Artists are often rotten analysts. In my view, the real Dave Sim is not the bundle of neuroses who wrote Reads, but the careful observer who created Jaka's Story. The real Sim is the artist; his real views on women (nuanced, sympathetic, and a little terrified) are those that appear in his work.
I suppose most people would think the opposite, that Sim is closer to his own center when he's talking about his own life and speaking directly about the modern world. But why should that be? By his own admission he spends 3 times as much of his day in Estarcion as in Ontario. More importantly, he applies more of his faculties, including the proper percentage of mind and heart, to Cerebus. Certainly his obsessions with the power of women make it into the comic; but so do pitiless observations of male machinations, male emotions, and male self-delusion.

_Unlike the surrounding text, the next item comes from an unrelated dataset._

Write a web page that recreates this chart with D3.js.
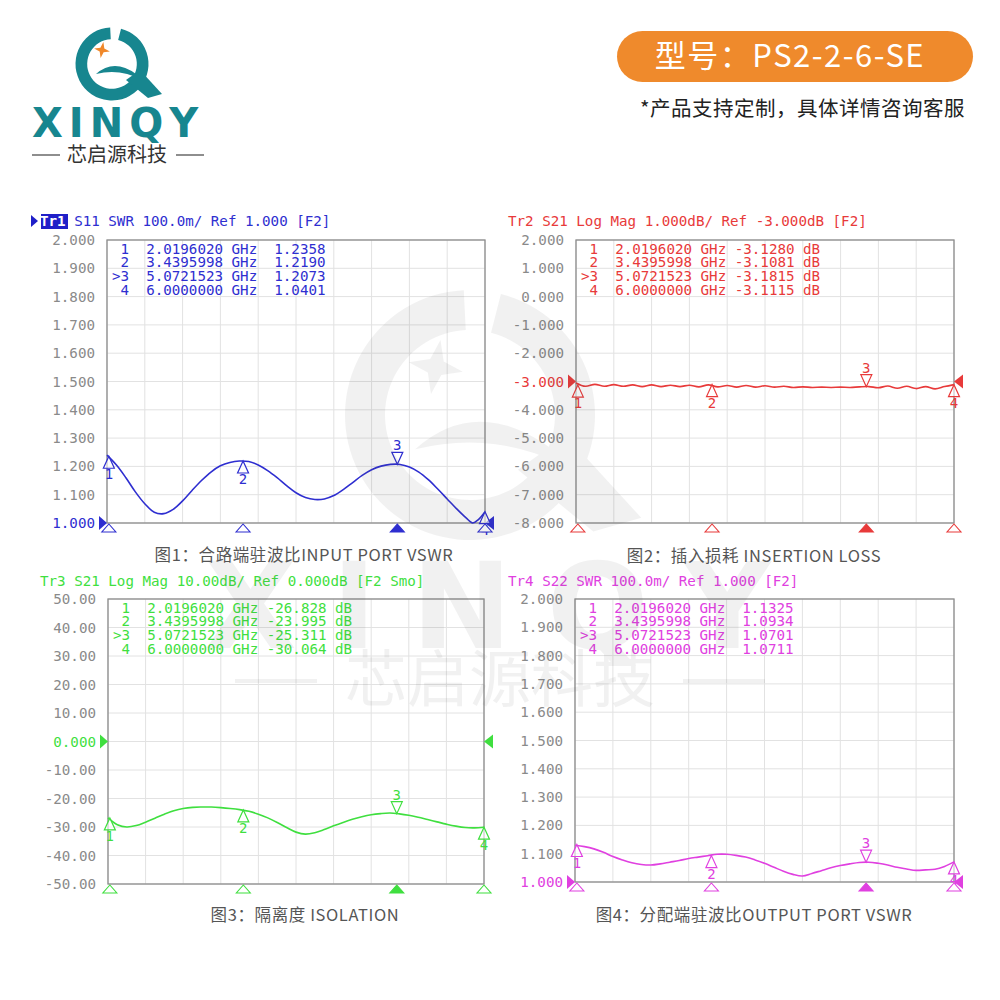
<!DOCTYPE html>
<html><head><meta charset="utf-8">
<script src="https://cdn.jsdelivr.net/npm/d3@7"></script>
<style>body{margin:0;background:#fff}svg{display:block}</style>
</head><body><svg id="c" width="1000" height="1000"></svg>
<script>
// ---------------- DATA ----------------
const freqGrid = [2.0,2.1,2.2,2.3,2.4,2.5,2.6,2.7,2.8,2.9,3.0,3.1,3.2,3.3,3.4,3.5,3.6,3.7,3.8,3.9,4.0,4.1,4.2,4.3,4.4,4.5,4.6,4.7,4.8,4.9,5.0,5.1,5.2,5.3,5.4,5.5,5.6,5.7,5.8,5.9,6.0];
const s11Freq = [2.0,2.1,2.2,2.3,2.4,2.5,2.6,2.7,2.8,2.9,3.0,3.1,3.2,3.3,3.4,3.5,3.6,3.7,3.8,3.9,4.0,4.1,4.2,4.3,4.4,4.5,4.6,4.7,4.8,4.9,5.0,5.1,5.2,5.3,5.4,5.5,5.6,5.7,5.8,5.87,5.93,6.0];
const s11Vals = [1.240,1.205,1.160,1.110,1.068,1.038,1.033,1.048,1.078,1.115,1.150,1.180,1.202,1.214,1.219,1.217,1.205,1.185,1.160,1.132,1.107,1.090,1.083,1.085,1.097,1.118,1.143,1.168,1.188,1.201,1.207,1.207,1.198,1.180,1.153,1.120,1.085,1.050,1.018,1.000,1.012,1.040];
const s21Vals = [-3.05,-3.17,-3.10,-3.17,-3.11,-3.17,-3.12,-3.18,-3.12,-3.18,-3.13,-3.18,-3.13,-3.19,-3.12,-3.19,-3.14,-3.20,-3.14,-3.20,-3.15,-3.20,-3.17,-3.21,-3.19,-3.21,-3.20,-3.21,-3.20,-3.21,-3.19,-3.18,-3.22,-3.16,-3.24,-3.17,-3.25,-3.18,-3.26,-3.18,-3.11];
const isoVals = [-26.8,-29.2,-30.0,-29.5,-28.3,-26.9,-25.5,-24.3,-23.5,-23.1,-23.0,-23.0,-23.2,-23.5,-23.9,-24.5,-25.5,-26.8,-28.4,-30.2,-31.8,-32.5,-32.0,-30.9,-29.6,-28.4,-27.3,-26.4,-25.7,-25.3,-25.1,-25.4,-25.9,-26.6,-27.4,-28.2,-29.0,-29.7,-30.2,-30.3,-30.1];
const s22Vals = [1.130,1.125,1.117,1.105,1.090,1.078,1.068,1.062,1.060,1.064,1.070,1.076,1.083,1.088,1.093,1.098,1.098,1.094,1.088,1.078,1.066,1.052,1.038,1.027,1.021,1.030,1.040,1.050,1.058,1.064,1.069,1.070,1.066,1.060,1.052,1.046,1.041,1.043,1.045,1.055,1.071];

const markerNames = [" 1"," 2",">3"," 4"];
const markerFreqs = ["2.0196020","3.4395998","5.0721523","6.0000000"];
const s11Markers = ["1.2358","1.2190","1.2073","1.0401"];
const s21Markers = ["-3.1280","-3.1081","-3.1815","-3.1115"];
const isoMarkers = ["-26.828","-23.995","-25.311","-30.064"];
const s22Markers = ["1.1325","1.0934","1.0701","1.0711"];

const swrTicks = ["2.000","1.900","1.800","1.700","1.600","1.500","1.400","1.300","1.200","1.100","1.000"];
const s21Ticks = ["2.000","1.000","0.000","-1.000","-2.000","-3.000","-4.000","-5.000","-6.000","-7.000","-8.000"];
const isoTicks = ["50.00","40.00","30.00","20.00","10.00","0.000","-10.00","-20.00","-30.00","-40.00","-50.00"];

const traceTitles = ["S11 SWR 100.0m/ Ref 1.000 [F2]","S21 Log Mag 1.000dB/ Ref -3.000dB [F2]","S21 Log Mag 10.00dB/ Ref 0.000dB [F2 Smo]","S22 SWR 100.0m/ Ref 1.000 [F2]"];
const traceNames = ["Tr1","Tr2","Tr3","Tr4"];
const captions = ["图1：合路端驻波比INPUT PORT VSWR","图2：插入损耗 INSERTION LOSS","图3：隔离度 ISOLATION","图4：分配端驻波比OUTPUT PORT VSWR"];
const refLevels = [1.0, -3.0, 0.0, 1.0];

// ---------------- LAYOUT ----------------
const svg = d3.select("#c");
const mono = "'DejaVu Sans Mono', monospace";
const cjk = "'Noto Sans CJK SC', 'Noto Sans', sans-serif";

const panels = [
  {left:107,right:485,top:240,bottom:523,color:"#2e2ed0",freq:s11Freq,vals:s11Vals,mk:s11Markers,unit:"",ticks:swrTicks,titleX:40,titleY:226,capX:304,capY:561,active:true},
  {left:576,right:954,top:240,bottom:523,color:"#e83a3a",freq:freqGrid,vals:s21Vals,mk:s21Markers,unit:" dB",ticks:s21Ticks,titleX:508,titleY:226,capX:754,capY:562,active:false},
  {left:108,right:484,top:599,bottom:884,color:"#3fdf3f",freq:freqGrid,vals:isoVals,mk:isoMarkers,unit:" dB",ticks:isoTicks,titleX:40,titleY:586,capX:305,capY:921,active:false},
  {left:575,right:954,top:599,bottom:882,color:"#e040e0",freq:freqGrid,vals:s22Vals,mk:s22Markers,unit:"",ticks:swrTicks,titleX:508,titleY:586,capX:754,capY:921,active:false}
];

// ---------------- HEADER ----------------
function drawQ(g, cx, cy, r, fill, starFill){
  const k = r/36.5;
  g.append("path").attr("transform",`translate(${cx},${cy})`)
    .attr("d", d3.arc()({innerRadius:r*0.68,outerRadius:r,startAngle:0.25,endAngle:2*Math.PI-0.05}))
    .attr("fill",fill);
  g.append("path").attr("transform",`translate(${cx},${cy}) scale(${k})`)
    .attr("d","M-16,10 Q2,-6 24,10 L30,16 Q8,4 -16,10 Z").attr("fill",fill);
  g.append("path").attr("transform",`translate(${cx},${cy}) scale(${k})`)
    .attr("d","M14,16 L28,6 L50,30 L36,34 Z").attr("fill",fill);
  const s=8;
  g.append("path").attr("transform",`translate(${cx-10*k},${cy-14*k}) scale(${k}) rotate(10)`)
    .attr("d",`M0,${-s} L${s*0.25},${-s*0.25} L${s},0 L${s*0.25},${s*0.25} L0,${s} L${-s*0.25},${s*0.25} L${-s},0 L${-s*0.25},${-s*0.25} Z`)
    .attr("fill",starFill);
}
const defs = svg.append("defs");
const gr = defs.append("linearGradient").attr("id","nGrad").attr("x1","0").attr("x2","1").attr("y1","0").attr("y2","0");
gr.append("stop").attr("offset","55%").attr("stop-color","#17868f");
gr.append("stop").attr("offset","55%").attr("stop-color","#f0882a");

const header = svg.append("g");
drawQ(header, 112, 64, 36.5, "#17868f", "#f0882a");
const xt = header.append("text").attr("x",32).attr("y",137)
  .attr("font-family","'DejaVu Sans', sans-serif").attr("font-weight","bold").attr("font-size",40)
  .attr("letter-spacing",6).attr("fill","#17868f");
xt.append("tspan").text("XI");
xt.append("tspan").text("N").attr("fill","url(#nGrad)");
xt.append("tspan").text("QY");
header.append("line").attr("x1",32).attr("x2",60).attr("y1",155).attr("y2",155).attr("stroke","#444").attr("stroke-width",1.2);
header.append("line").attr("x1",176).attr("x2",204).attr("y1",155).attr("y2",155).attr("stroke","#444").attr("stroke-width",1.2);
header.append("text").attr("x",117).attr("y",162).attr("text-anchor","middle")
  .attr("font-family",cjk).attr("font-size",20).attr("fill","#333").text("芯启源科技");

header.append("rect").attr("x",617).attr("y",31).attr("width",356).attr("height",51).attr("rx",25.5)
  .attr("fill","#ef8a2c");
header.append("text").attr("x",790).attr("y",67).attr("text-anchor","middle")
  .attr("font-family",cjk).attr("font-size",31).attr("letter-spacing",1.5).attr("fill","#fff").text("型号：PS2-2-6-SE");
header.append("text").attr("x",965).attr("y",116).attr("text-anchor","end")
  .attr("font-family",cjk).attr("font-size",20.5).attr("letter-spacing",0.5).attr("fill","#222").text("*产品支持定制，具体详情咨询客服");

// ---------------- PANELS ----------------
const xScaleBase = d3.scaleLinear().domain([2,6]);
panels.forEach((p,i)=>{
  const g = svg.append("g");
  const x = xScaleBase.copy().range([p.left,p.right]);
  const tickVals = p.ticks.map(Number);
  const y = d3.scaleLinear().domain([d3.min(tickVals), d3.max(tickVals)]).range([p.bottom,p.top]);

  const xg = d3.range(0,11).map(k=>2+k*0.4);
  g.selectAll(".vg").data(xg).join("line")
    .attr("x1",d=>x(d)).attr("x2",d=>x(d)).attr("y1",p.top).attr("y2",p.bottom)
    .attr("stroke","#e2e2e2").attr("stroke-width",1);
  g.selectAll(".hg").data(tickVals).join("line")
    .attr("x1",p.left).attr("x2",p.right).attr("y1",d=>y(d)).attr("y2",d=>y(d))
    .attr("stroke","#e2e2e2").attr("stroke-width",1);
  g.append("rect").attr("x",p.left).attr("y",p.top).attr("width",p.right-p.left).attr("height",p.bottom-p.top)
    .attr("fill","none").attr("stroke","#8c8c8c").attr("stroke-width",1.3);

  g.selectAll(".yl").data(p.ticks).join("text")
    .attr("x",p.left-12).attr("y",d=>y(+d)+5).attr("text-anchor","end")
    .attr("font-family",mono).attr("font-size",14.2)
    .attr("fill",d=>(+d===refLevels[i])?p.color:"#8a8a8a")
    .text(d=>d);

  const ry = y(refLevels[i]);
  g.append("path").attr("d",`M${p.left-8},${ry-7} L${p.left},${ry} L${p.left-8},${ry+7} Z`).attr("fill",p.color);
  g.append("path").attr("d",`M${p.right+9},${ry-7} L${p.right},${ry} L${p.right+9},${ry+7} Z`).attr("fill",p.color);

  const tt = g.append("text").attr("x",p.titleX).attr("y",p.titleY)
    .attr("font-family",mono).attr("font-size",14.2).attr("fill",p.color).attr("xml:space","preserve");
  if(p.active){
    g.insert("rect","text").attr("x",p.titleX+1).attr("y",p.titleY-12).attr("width",27).attr("height",15).attr("fill","#1f1fc8");
    g.append("path").attr("d",`M${p.titleX-9},${p.titleY-11} L${p.titleX-2},${p.titleY-5} L${p.titleX-9},${p.titleY+1} Z`).attr("fill","#1f1fc8");
    tt.append("tspan").attr("fill","#fff").attr("font-weight","bold").text(traceNames[i]);
  } else {
    tt.append("tspan").text(traceNames[i]);
  }
  tt.append("tspan").text(" "+traceTitles[i]);

  markerNames.forEach((m,j)=>{
    const val = p.mk[j].padStart(7," ");
    g.append("text").attr("x",p.left+5).attr("y",p.top+13.5+j*13.7)
      .attr("font-family",mono).attr("font-size",14.2).attr("fill",p.color)
      .attr("xml:space","preserve")
      .text(`${m}  ${markerFreqs[j]} GHz ${val}${p.unit}`);
  });

  const pts = p.freq.map((f,k)=>({f, v:p.vals[k]}));
  const line = d3.line().x(d=>x(d.f)).y(d=>y(d.v)).curve(d3.curveCatmullRom.alpha(0.5));
  g.append("path").attr("d",line(pts)).attr("fill","none").attr("stroke",p.color).attr("stroke-width",1.6);

  markerFreqs.forEach((mf,j)=>{
    const mx = x(+mf), my = y(+p.mk[j]);
    const num = markerNames[j].replace(">","").trim();
    if(j===2){
      g.append("path").attr("d",`M${mx},${my} L${mx-5.5},${my-12} L${mx+5.5},${my-12} Z`)
        .attr("fill","#fff").attr("fill-opacity",0.6).attr("stroke",p.color).attr("stroke-width",1.2);
      g.append("text").attr("x",mx).attr("y",my-14).attr("text-anchor","middle")
        .attr("font-family",mono).attr("font-size",14).attr("fill",p.color).text(num);
    } else {
      g.append("path").attr("d",`M${mx},${my} L${mx-5.5},${my+12} L${mx+5.5},${my+12} Z`)
        .attr("fill","#fff").attr("fill-opacity",0.6).attr("stroke",p.color).attr("stroke-width",1.2);
      g.append("text").attr("x",mx).attr("y",my+23).attr("text-anchor","middle")
        .attr("font-family",mono).attr("font-size",14).attr("fill",p.color).text(num);
    }
    g.append("path").attr("d",`M${mx},${p.bottom+1} L${mx-7},${p.bottom+9} L${mx+7},${p.bottom+9} Z`)
      .attr("fill",j===2?p.color:"#fff").attr("stroke",p.color).attr("stroke-width",1.1);
  });

  g.append("text").attr("x",p.capX).attr("y",p.capY).attr("text-anchor","middle")
    .attr("font-family",cjk).attr("font-size",16.5).attr("letter-spacing",0.6).attr("fill","#555").text(captions[i]);
});

// ---------------- WATERMARK ----------------
const wm = svg.append("g").attr("opacity",0.08);
drawQ(wm, 470, 415, 125, "#555", "#555");
wm.append("text").attr("x",505).attr("y",648).attr("text-anchor","middle")
  .attr("font-family","'DejaVu Sans', sans-serif").attr("font-weight","bold").attr("font-size",120)
  .attr("letter-spacing",35).attr("fill","#555").text("XINQY");
wm.append("text").attr("x",500).attr("y",702).attr("text-anchor","middle")
  .attr("font-family",cjk).attr("font-size",62).attr("fill","#555").text("芯启源科技");
wm.append("rect").attr("x",235).attr("y",679).attr("width",82).attr("height",4).attr("fill","#555");
wm.append("rect").attr("x",683).attr("y",679).attr("width",82).attr("height",4).attr("fill","#555");
</script></body></html>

Cerebus already ascended once, at the end of Church & State-- spiritual revelation in Estarcion mostly involves moving up. (A very medieval conception, actually. While in modern conceptions we look out into space, as if gazing out the window of a spaceship, in medieval times you looked up. Dante's trajectory was vertiginous.) Cerebus made it to the moon last time; this time he makes it to Pluto.
His traveling companion, at least at the start, is Cirin. The conversation (or argument) they have is a vast improvement over their swordfight in Reads. It's a war of wits, in which Cerebus is distinctly half-armed, but doesn't know it. After the lifelessness of the Victors, it wouldn't have seemed probable that Sim could make comedy out of these two characters, of all his creations, but he does.
Most of the book, however, relates Cerebus's confrontation with his creator, whom he has always called Tarim, but who turns out to be named Dave.
This sounds as if it could be really awful, but in fact it's remarkable. Four thousand pages of comics pays off, as creator and creation have something to talk about. Cerebus gets to ask Dave some questions. Dave's answers illuminate Cerebus's character, Cerebus's predicament. and the design and themes of the entire series. There's moments of humor, and a few hard punches to both Cerebus and the reader.
And, as usual, the level of storytelling, art, and purposeful exploration of the medium is breathtaking, but is never merely flamboyant. The last two pages of the story-- a reference to Chuck Jones's Duck Amuck-- are worth a long incredulous look. It's fascinating to trace the pictures within pictures, the thread of simultaneous action.